There is a linear dependence between x and y if y = a + b*x + e, where
a,b are constants and e is a random error term, assumed to be independent
of x. For simplicity, assume that x is standard normal, a=0, b=1 and let
e follow a normal distribution with mean zero and standard deviation s>0.


In [None]:
s = 0.5
x = stats.norm.rvs(size=500)
e = stats.norm.rvs(scale=s, size=500)
y = x + e
mstats.pearsonr(x, y)

(0.9029601878969703, 8.428978827629898e-185) # may vary

This should be close to the exact value given by


In [None]:
1/np.sqrt(1 + s**2)

0.8944271909999159

For s=0.5, we observe a high level of correlation. In general, a large
variance of the noise reduces the correlation, while the correlation
approaches one as the variance of the error goes to zero.

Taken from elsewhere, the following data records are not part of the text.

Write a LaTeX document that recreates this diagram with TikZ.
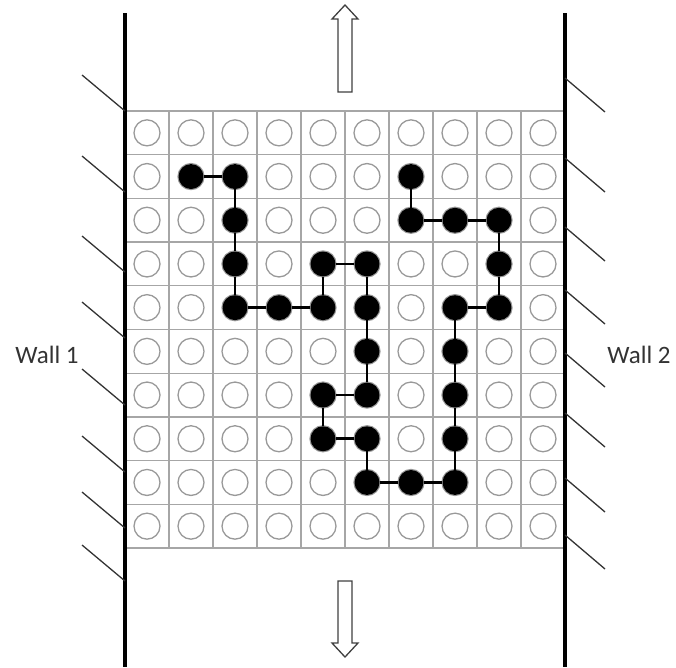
\documentclass[tikz,border=0pt]{standalone}
\usepackage{fontspec}
\setmainfont{Carlito}
\begin{document}
\begin{tikzpicture}[x=1pt,y=-1pt,
  gridline/.style={draw=black!35,line width=1.3pt},
  gcirc/.style={circle,draw=black!40,line width=1.3pt,minimum size=26pt,inner sep=0pt},
  bead/.style={circle,fill=black,minimum size=25pt,inner sep=0pt},
  bond/.style={draw=black,line width=2.6pt},
  wall/.style={draw=black,line width=4pt},
  hatch/.style={draw=black!80,line width=1.3pt},
  blockarrow/.style={draw=black!75,line width=1.3pt,fill=white},
  lbl/.style={font=\fontsize{25}{30}\selectfont,text=black!80,inner sep=0pt}]
\useasboundingbox (0,0) rectangle (676,667);
% grid lines
\foreach \i in {0,...,10} {
  \draw[gridline] (125+44*\i,111) -- (125+44*\i,548);
  \draw[gridline] (125,111+43.7*\i) -- (565,111+43.7*\i);
}
% empty lattice sites
\foreach \c in {0,...,9} {
  \foreach \r in {0,...,9} {
    \node[gcirc] (g-\c-\r) at (147+44*\c,132.85+43.7*\r) {};
  }
}
% walls
\draw[wall] (125,13) -- (125,667);
\draw[wall] (565,13) -- (565,667);
% hatches
\foreach \y in {111,192,272,338,405,472,528,581} {
  \draw[hatch] (82,\y-36) -- (125,\y);
}
\foreach \y in {78,158,227,290,353,413,478,535} {
  \draw[hatch] (565,\y) -- (605,\y+34);
}
% polymer beads
\foreach \c/\r in {1/1,2/1,2/2,2/3,2/4,3/4,4/4,4/3,5/3,5/4,5/5,5/6,4/6,4/7,5/7,5/8,6/8,7/8,7/7,7/6,7/5,7/4,8/4,8/3,8/2,7/2,6/2,6/1} {
  \node[bead] (b-\c-\r) at (147+44*\c,132.85+43.7*\r) {};
}
\draw[bond] (b-1-1) -- (b-2-1) -- (b-2-2) -- (b-2-3) -- (b-2-4) -- (b-3-4) -- (b-4-4) -- (b-4-3) -- (b-5-3) -- (b-5-4) -- (b-5-5) -- (b-5-6) -- (b-4-6) -- (b-4-7) -- (b-5-7) -- (b-5-8) -- (b-6-8) -- (b-7-8) -- (b-7-7) -- (b-7-6) -- (b-7-5) -- (b-7-4) -- (b-8-4) -- (b-8-3) -- (b-8-2) -- (b-7-2) -- (b-6-2) -- (b-6-1);
% block arrows
\draw[blockarrow] (338,92) -- (338,19) -- (332,19) -- (345,5) -- (358,19) -- (352,19) -- (352,92) -- cycle;
\draw[blockarrow] (338,581) -- (338,643) -- (332,643) -- (345,657) -- (358,643) -- (352,643) -- (352,581) -- cycle;
% labels
\node[lbl] (w1) at (47,355) {Wall 1};
\node[lbl] (w2) at (639,355) {Wall 2};
\end{tikzpicture}
\end{document}
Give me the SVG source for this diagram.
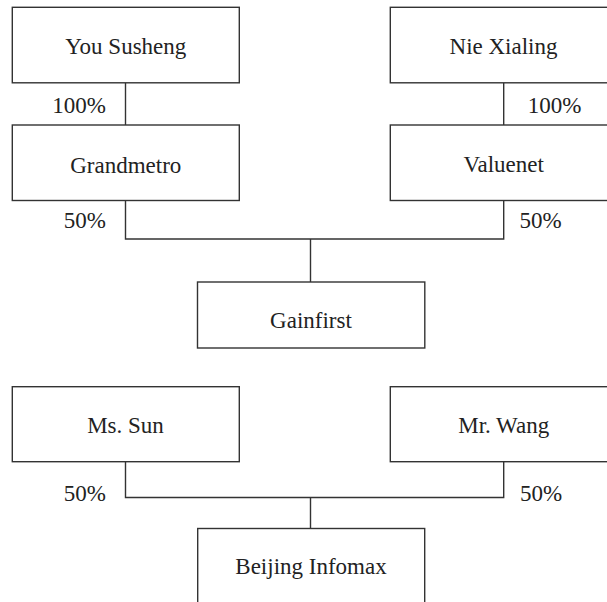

It is important to keep in mind that no correlation does not imply
independence unless (x, y) is jointly normal. Correlation can even be zero
when there is a very simple dependence structure: if X follows a
standard normal distribution, let y = abs(x). Note that the correlation
between x and y is zero. Indeed, since the expectation of x is zero,
cov(x, y) = E[x*y]. By definition, this equals E[x*abs(x)] which is zero
by symmetry. The following lines of code illustrate this observation:


In [None]:
y = np.abs(x)
mstats.pearsonr(x, y)

(-0.016172891856853524, 0.7182823678751942) # may vary

A non-zero correlation coefficient can be misleading. For example, if X has
a standard normal distribution, define y = x if x < 0 and y = 0 otherwise.
A simple calculation shows that corr(x, y) = sqrt(2/Pi) = 0.797...,
implying a high level of correlation:


In [None]:
y = np.where(x < 0, x, 0)
mstats.pearsonr(x, y)

(0.8537091583771509, 3.183461621422181e-143) # may vary

This is unintuitive since there is no dependence of x and y if x is larger
than zero which happens in about half of the cases if we sample x and y.